4. Personalizing Code with the M Language
In the background, Get & Transform is generating code each time we click a button in the tool or make a selection. Below is an example of how you would access the code for the account-mapping query we created:
The code uses a functional language named M, which auto-generates for basic use cases. However, for more complicated data wrangling, we can edit and write our own code. For most cases, I will only ever make minor modifications to this code. In more complicated transformations, I may write most of the code from scratch to stage temporary tables, or for performing more complicated joins.
The Limits of Get & Transform
Excel tends to reach its limits when you try exporting more than a million rows. In the cases where I have transformed millions of rows with Get & Transform, the only way to ship out ungrouped rows is via tedious hacks or workarounds. I have also found that Get & Transform queries can be unstable to deploy to multiple users, especially if you use multiple data sources and joins. In those cases, I will always use R to deploy the duplicable data wrangling.
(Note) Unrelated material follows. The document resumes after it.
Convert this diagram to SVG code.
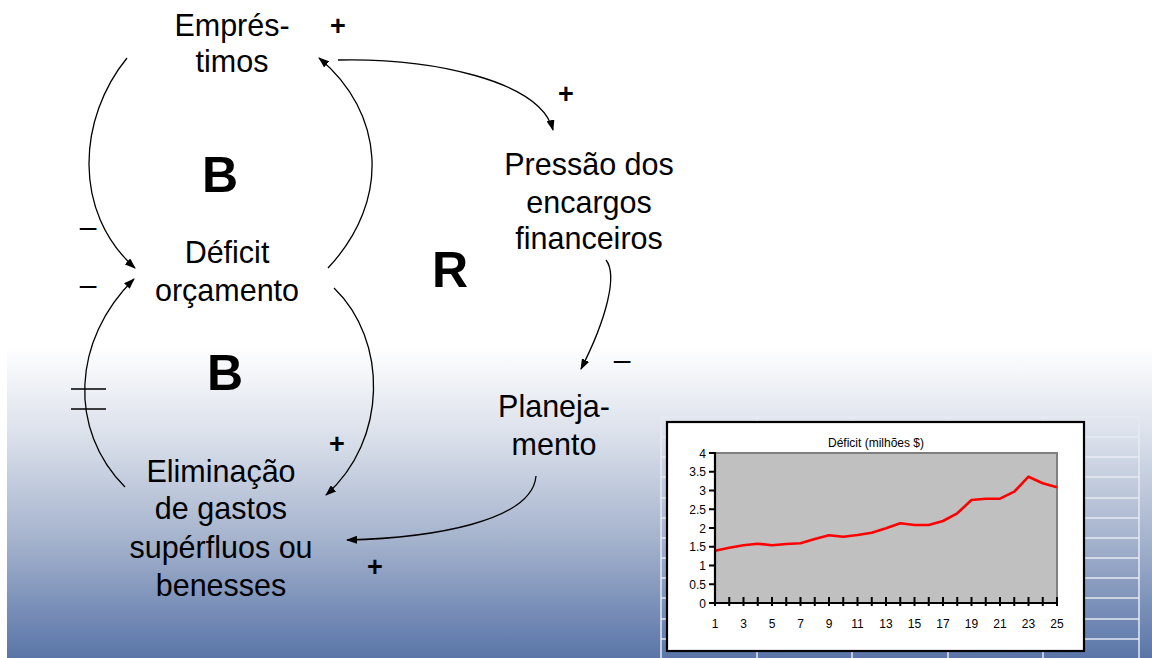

Finally, Excel is not built for more advanced data modeling. You can perform linear regressions pretty quickly, but beyond that, you will need to use a more rigorous platform.
Having said all that, I find that Excel is what most of my clients are most comfortable with. Excel is still the most important tool in a financial analyst’s arsenal. By incorporating the Get & Transform functionality, Excel and Power BI become even more powerful through the range of data sources that they can accept.
Understanding the basics
Extract, transform, and load is the process of moving data from different sources into a centralized data warehouse.
Power BI is a business analytics software piece from Microsoft. It provides deep capabilities for visualizing data and creating automated reports and dashboards.
A data lake is a single repository for all data sources within an organization. This may include structured and unstructured pockets of data, which ultimately can be drawn upon and processed whenever required.